Israel has put in its bid to be the fourth nation to reach the Moon and the first privately-funded mission to do so. Israel Aerospace Industries (IAI) and the nonprofit SpaceIL today outlined plans to send up an unmanned spacecraft that will make a lunar landing on February 13, 2019.
At a press conference at IAI's MBT Space facility in Yehud, Israel, the partners said that the US$88 million spacecraft will take two months to reach the Moon after lifting off from Cape Canaveral Air Force Station, Florida, and at 1,322 lb (600 kg) it will be the smallest spacecraft to touch down on the Moon's surface.

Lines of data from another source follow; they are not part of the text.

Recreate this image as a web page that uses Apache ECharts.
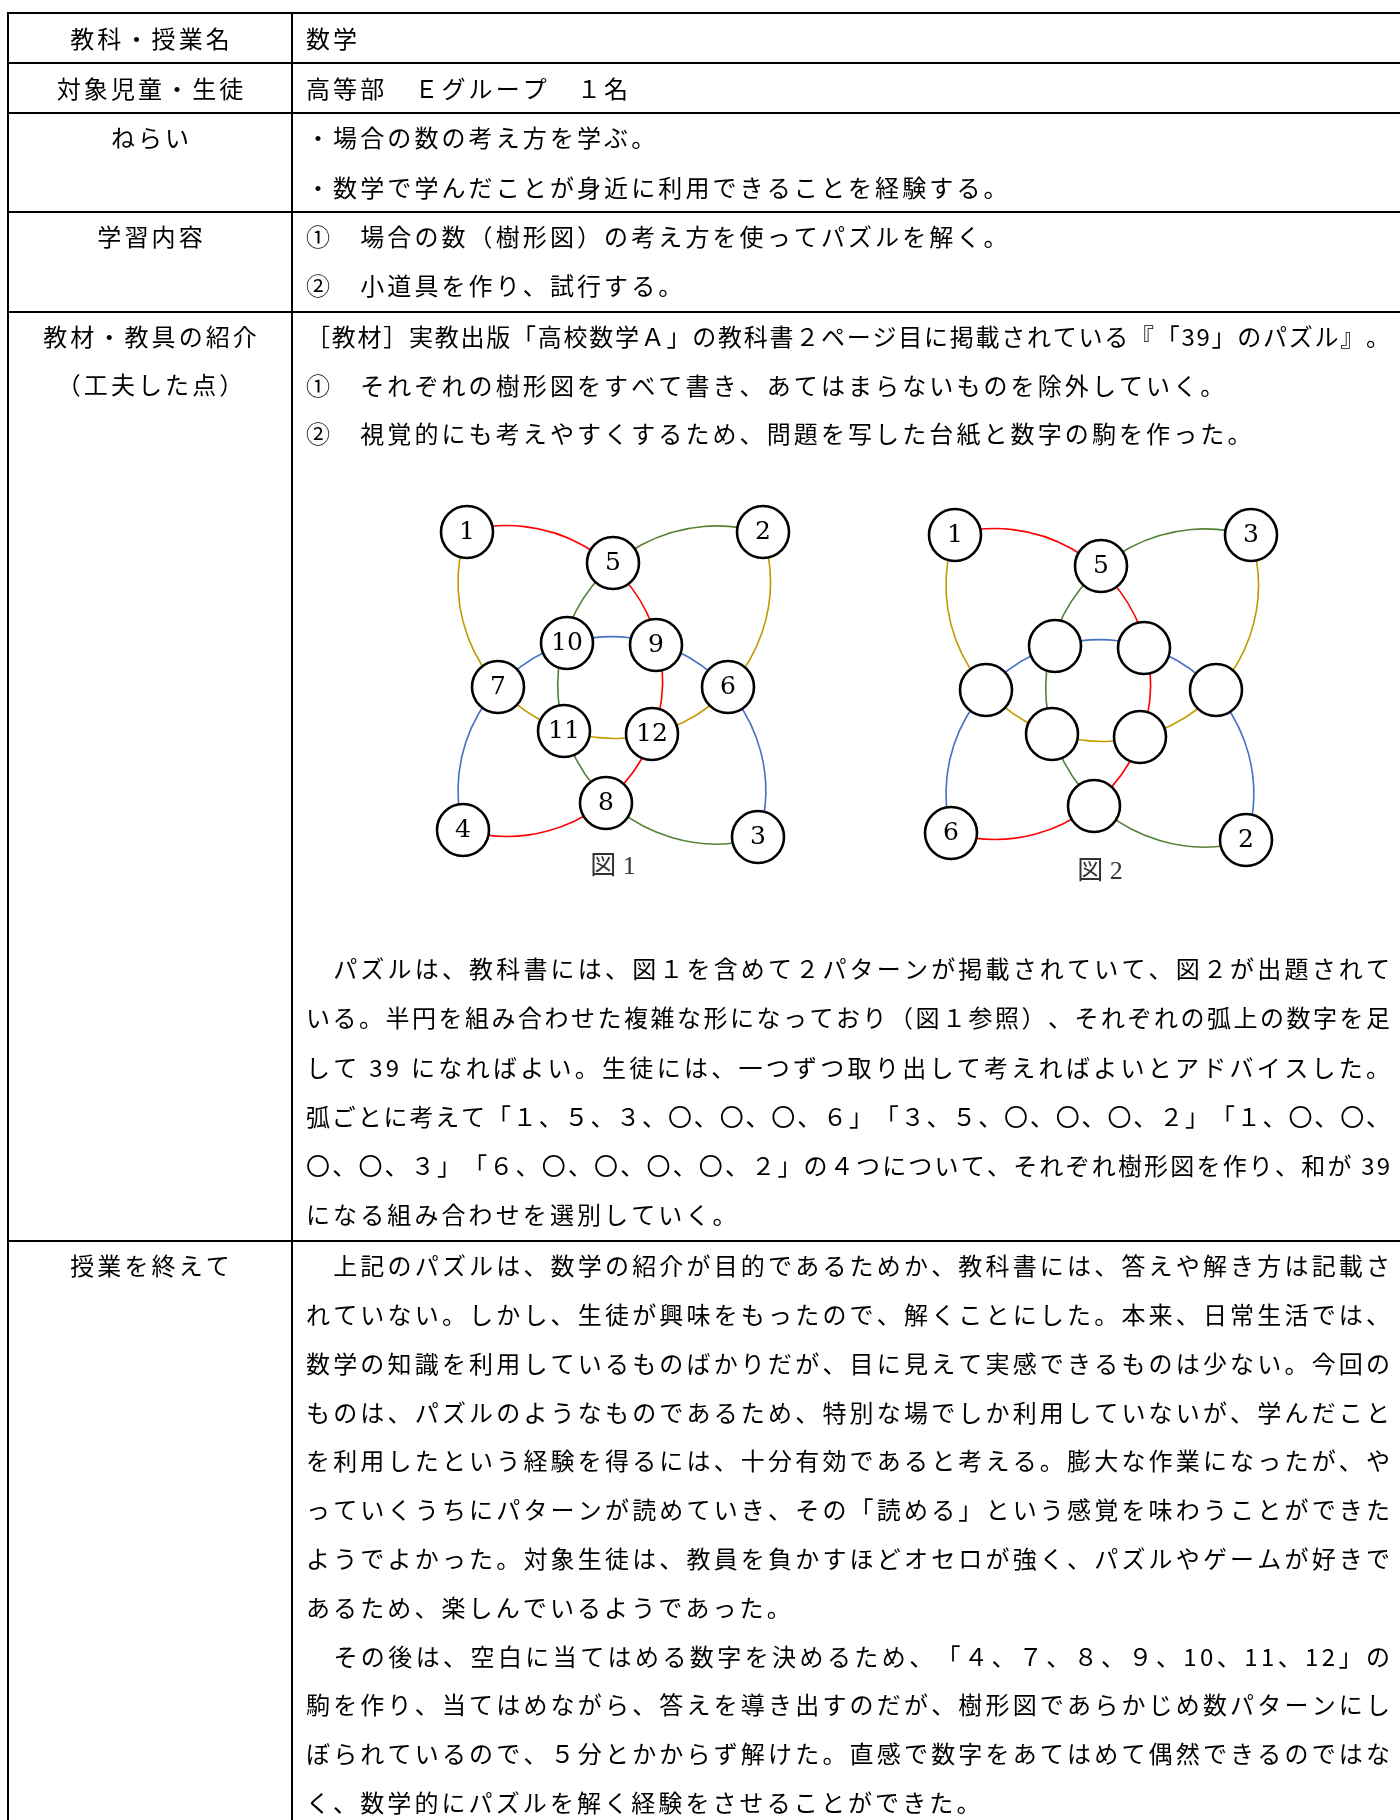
<!DOCTYPE html>
<html><head><meta charset="utf-8">
<script src="https://cdn.jsdelivr.net/npm/echarts@6/dist/echarts.min.js"></script>
<style>html,body{margin:0;padding:0;background:#fff}#c{width:1400px;height:1820px}</style>
</head><body><div id="c"></div>
<script>
// ---------------- text content ----------------
const ROW_HEADS = ['教科・授業名', '対象児童・生徒', 'ねらい', '学習内容', '教材・教具の紹介', '（工夫した点）', '授業を終えて'];
const SUBJECT = ['数学'];
const TARGET = ['高等部　Ｅグループ　１名'];
const AIMS = ['・場合の数の考え方を学ぶ。', '・数学で学んだことが身近に利用できることを経験する。'];
const CONTENTS = ['①　場合の数（樹形図）の考え方を使ってパズルを解く。', '②　小道具を作り、試行する。'];
const MATERIALS = [
  '［教材］実教出版「高校数学Ａ」の教科書２ページ目に掲載されている『「39」のパズル』。',
  '①　それぞれの樹形図をすべて書き、あてはまらないものを除外していく。',
  '②　視覚的にも考えやすくするため、問題を写した台紙と数字の駒を作った。'
];
const PUZZLE_NOTE = [
  '　パズルは、教科書には、図１を含めて２パターンが掲載されていて、図２が出題されて',
  'いる。半円を組み合わせた複雑な形になっており（図１参照）、それぞれの弧上の数字を足',
  'して 39 になればよい。生徒には、一つずつ取り出して考えればよいとアドバイスした。',
  '弧ごとに考えて「１、５、３、〇、〇、〇、６」「３、５、〇、〇、〇、２」「１、〇、〇、',
  '〇、〇、３」「６、〇、〇、〇、〇、２」の４つについて、それぞれ樹形図を作り、和が 39',
  'になる組み合わせを選別していく。'
];
const REFLECTION = [
  '　上記のパズルは、数学の紹介が目的であるためか、教科書には、答えや解き方は記載さ',
  'れていない。しかし、生徒が興味をもったので、解くことにした。本来、日常生活では、',
  '数学の知識を利用しているものばかりだが、目に見えて実感できるものは少ない。今回の',
  'ものは、パズルのようなものであるため、特別な場でしか利用していないが、学んだこと',
  'を利用したという経験を得るには、十分有効であると考える。膨大な作業になったが、や',
  'っていくうちにパターンが読めていき、その「読める」という感覚を味わうことができた',
  'ようでよかった。対象生徒は、教員を負かすほどオセロが強く、パズルやゲームが好きで',
  'あるため、楽しんでいるようであった。',
  '　その後は、空白に当てはめる数字を決めるため、「４、７、８、９、10、11、12」の',
  '駒を作り、当てはめながら、答えを導き出すのだが、樹形図であらかじめ数パターンにし',
  'ぼられているので、５分とかからず解けた。直感で数字をあてはめて偶然できるのではな',
  'く、数学的にパズルを解く経験をさせることができた。'
];

// ---------------- puzzle diagram data ----------------
// slots: TL, TR, BR, BL, TOP, RIGHT, LEFT, BOTTOM, IN_TR, IN_TL, IN_BL, IN_BR (diagram units)
const SLOT_X = [47, 343, 338, 43, 193, 308, 78, 186, 236, 147, 144, 232];
const SLOT_Y = [52, 52, 357, 350, 83, 207, 207, 323, 165, 163, 251, 254];
const FIG1_LABELS = ['1', '2', '3', '4', '5', '6', '7', '8', '9', '10', '11', '12'];
const FIG2_LABELS = ['1', '3', '2', '6', '5', '', '', '', '', '', '', ''];
const ARC_PATHS = [
  [0, 4, 8, 11, 7, 3],   // red
  [1, 4, 9, 10, 7, 2],   // green
  [0, 6, 10, 11, 5, 1],  // gold
  [3, 6, 9, 8, 5, 2]     // blue
];
const ARC_COLORS = ['#FF0000', '#548235', '#C49A00', '#4472C4'];
const FIG_CAPTIONS = ['図 1', '図 2'];

// ---------------- text layout helpers ----------------
const FAMILY = '"Noto Sans CJK JP", "Noto Sans CJK SC", sans-serif';
const FS = 24;
const GAP = 3.1;
const mctx = document.createElement('canvas').getContext('2d');
mctx.font = FS + 'px ' + FAMILY;
const elements = [];

function placeLine(str, x0, y, opt) {
  opt = opt || {};
  const chars = Array.from(str);
  const ws = chars.map(c => mctx.measureText(c).width);
  const total = ws.reduce((a, b) => a + b, 0);
  let gap = GAP;
  const natural = total + GAP * (chars.length - 1);
  if (opt.width && natural > opt.width * 0.9) {
    gap = (opt.width - total) / (chars.length - 1);
  }
  let x = x0;
  if (opt.center != null) x = opt.center - (total + gap * (chars.length - 1)) / 2;
  chars.forEach((c, i) => {
    if (c !== '　' && c !== ' ') {
      elements.push({
        type: 'text', x: x, y: y, silent: true, z: 10,
        style: {
          text: c, fill: '#000', fontSize: FS, fontFamily: FAMILY,
          textAlign: 'left', align: 'left', textVerticalAlign: 'middle', verticalAlign: 'middle'
        }
      });
    }
    x += ws[i] + gap;
  });
}

// ---------------- table frame ----------------
const L = 8, DIV = 292, R = 1400, TOP = 13, BOTTOM = 1820;
const HLINES = [13, 63, 113, 212, 312, 1241];
HLINES.forEach(y => elements.push({
  type: 'line', silent: true, z: 5,
  shape: { x1: L - 1, y1: y, x2: R, y2: y },
  style: { stroke: '#000', lineWidth: 2 }
}));
[L, DIV].forEach(x => elements.push({
  type: 'line', silent: true, z: 5,
  shape: { x1: x, y1: TOP - 1, x2: x, y2: BOTTOM },
  style: { stroke: '#000', lineWidth: 2 }
}));

// left column
const HEAD_Y = [39, 89, 138, 237, 337, 385, 1266];
ROW_HEADS.forEach((t, i) => placeLine(t, 0, HEAD_Y[i], { center: 150 }));

// right column
const TX = 306, TW = 1084;
placeLine(SUBJECT[0], TX, 39);
placeLine(TARGET[0], TX, 89);
AIMS.forEach((t, i) => placeLine(t, TX, 138 + i * 49.5));
CONTENTS.forEach((t, i) => placeLine(t, TX, 237 + i * 48.5));
MATERIALS.forEach((t, i) => placeLine(t, TX, 337 + i * 48.5, { width: TW }));
PUZZLE_NOTE.forEach((t, i) => placeLine(t, TX, 969 + i * 49.2, { width: TW }));
REFLECTION.forEach((t, i) => placeLine(t, TX, 1266 + i * 48.8, { width: TW }));

// captions
const CAP_POS = [[613, 867], [1100, 872]];
FIG_CAPTIONS.forEach((c, i) => elements.push({
  type: 'text', x: CAP_POS[i][0], y: CAP_POS[i][1], silent: true, z: 10,
  style: {
    text: c, fill: '#333', fontSize: 26, fontFamily: '"Liberation Serif", "Noto Sans CJK JP", serif',
    textAlign: 'center', align: 'center', textVerticalAlign: 'middle', verticalAlign: 'middle'
  }
}));

// ---------------- diagram series ----------------
function fitCircle(pts) {
  const n = pts.length;
  let mx = 0, my = 0;
  pts.forEach(p => { mx += p[0]; my += p[1]; });
  mx /= n; my /= n;
  let sxx = 0, syy = 0, sxy = 0, sx = 0, sy = 0, sxz = 0, syz = 0, sz = 0;
  pts.forEach(p => {
    const x = p[0] - mx, y = p[1] - my, z = x * x + y * y;
    sxx += x * x; syy += y * y; sxy += x * y; sx += x; sy += y;
    sxz += x * z; syz += y * z; sz += z;
  });
  const A = [[sxx, sxy, sx], [sxy, syy, sy], [sx, sy, n]];
  const B = [-sxz, -syz, -sz];
  const det = m => m[0][0] * (m[1][1] * m[2][2] - m[1][2] * m[2][1]) - m[0][1] * (m[1][0] * m[2][2] - m[1][2] * m[2][0]) + m[0][2] * (m[1][0] * m[2][1] - m[1][1] * m[2][0]);
  const d = det(A);
  const sol = [0, 1, 2].map(k => {
    const M = A.map((row, r) => row.map((v, c) => c === k ? B[r] : v));
    return det(M) / d;
  });
  const cx = -sol[0] / 2, cy = -sol[1] / 2;
  const r = Math.sqrt(cx * cx + cy * cy - sol[2]);
  return { cx: cx + mx, cy: cy + my, r: r };
}

function arcSeries(fi) {
  return {
    type: 'custom', coordinateSystem: 'cartesian2d', xAxisIndex: fi, yAxisIndex: fi,
    clip: false, silent: true, z: 1,
    data: ARC_PATHS.map(p => [SLOT_X[p[0]], SLOT_Y[p[0]]]),
    renderItem: function (params, api) {
      const path = ARC_PATHS[params.dataIndex];
      const pts = path.map(s => api.coord([SLOT_X[s], SLOT_Y[s]]));
      const c = fitCircle(pts);
      const ang = p => Math.atan2(p[1] - c.cy, p[0] - c.cx);
      const a0 = ang(pts[0]), a1 = ang(pts[pts.length - 1]), am = ang(pts[2]);
      const TAU = Math.PI * 2;
      const mod = v => ((v % TAU) + TAU) % TAU;
      const cw = mod(am - a0) < mod(a1 - a0);
      return {
        type: 'arc',
        shape: { cx: c.cx, cy: c.cy, r: c.r, startAngle: a0, endAngle: a1, clockwise: cw },
        style: { stroke: ARC_COLORS[params.dataIndex], fill: 'none', lineWidth: 1.6 }
      };
    }
  };
}

function nodeSeries(fi, labels) {
  return {
    type: 'scatter', xAxisIndex: fi, yAxisIndex: fi, z: 3, silent: true,
    symbol: 'circle', symbolSize: 52,
    itemStyle: { color: '#fff', borderColor: '#000', borderWidth: 2.6, opacity: 1 },
    label: {
      show: true, position: 'inside', formatter: p => p.name, color: '#000',
      fontFamily: '"DejaVu Serif", "Liberation Serif", serif', fontSize: 25
    },
    emphasis: { disabled: true },
    data: SLOT_X.map((x, i) => ({ name: labels[i], value: [x, SLOT_Y[i]] }))
  };
}

const axisX = gi => ({ gridIndex: gi, type: 'value', min: 0, max: 380, show: false });
const axisY = gi => ({ gridIndex: gi, type: 'value', min: 0, max: 400, inverse: true, show: false });

const chart = echarts.init(document.getElementById('c'), null, { renderer: 'canvas', width: 1400, height: 1820 });
chart.setOption({
  animation: false,
  backgroundColor: '#fff',
  grid: [
    { left: 420, top: 480, width: 380, height: 400 },
    { left: 908, top: 483, width: 380, height: 400 }
  ],
  xAxis: [axisX(0), axisX(1)],
  yAxis: [axisY(0), axisY(1)],
  series: [arcSeries(0), nodeSeries(0, FIG1_LABELS), arcSeries(1), nodeSeries(1, FIG2_LABELS)],
  graphic: { elements: elements }
});
</script>
</body></html>
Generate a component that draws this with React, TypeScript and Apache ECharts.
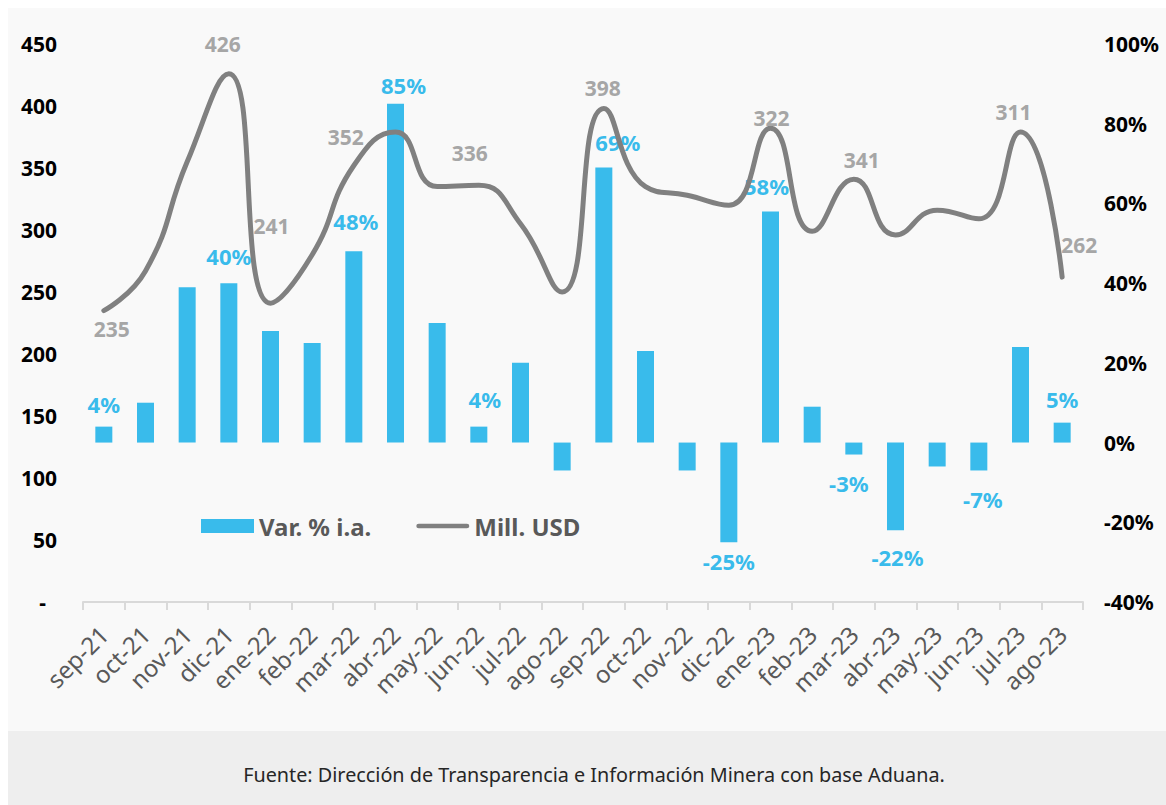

The as-yet unnamed lander began life in 2013 as Israel's entry in the Google Lunar XPRIZE competition, which offered US$20 million to the first team to make a soft landing on the Moon and complete a series of tasks. The contest officially ended on March 21, 2018 when Google withdrew sponsorship, but IAI and SpaceIL continued to solicit funds from various sources and the partners have decided to carry on with the mission alone.
The four-legged lander stands 4.9 ft (1.5 m) high and is 6.5 ft (2 m) in diameter. When fully fueled, propellant will make up 75 percent of its weight. However, Israel will not be launching the Moon mission. Instead, it will be sent up as a secondary payload atop a SpaceX Falcon 9 rocket on a yet to be determined date in December.
Normally, a lunar mission is sent into a translunar insertion orbit by the top stage of the rocket, but the Israeli probe will have to rely on a series of orbital maneuvers after it separates from the Falcon 9 second stage at an altitude of 37,282 mi (60,000 km). These will push it into increasingly eccentric orbits over the course of two months. When it comes close to the Moon, it will autonomously fire its engine to send it into lunar orbit.
According to SpaceIL, after it makes its February 13 landing, the probe carrying the Israeli flag will take images and videos of the landing site before conducting a magnetic field measurement experiment and transmitting the data back to the IAI control room over the next two days.
"SpaceIL, in collaboration with IAI, is embarking on the final leg of its complex mission to land the first Israeli spacecraft on the Moon," says SpaceIL CEO Ido Anteby. "In the coming months the spacecraft will undergo a series of intensive checks and tests at IAI, to prove that it will withstand the launch, flight and landing conditions. The excellent teams of SpaceIL and IAI are working with determination to complete this unique technological challenge in time for the launch date this December."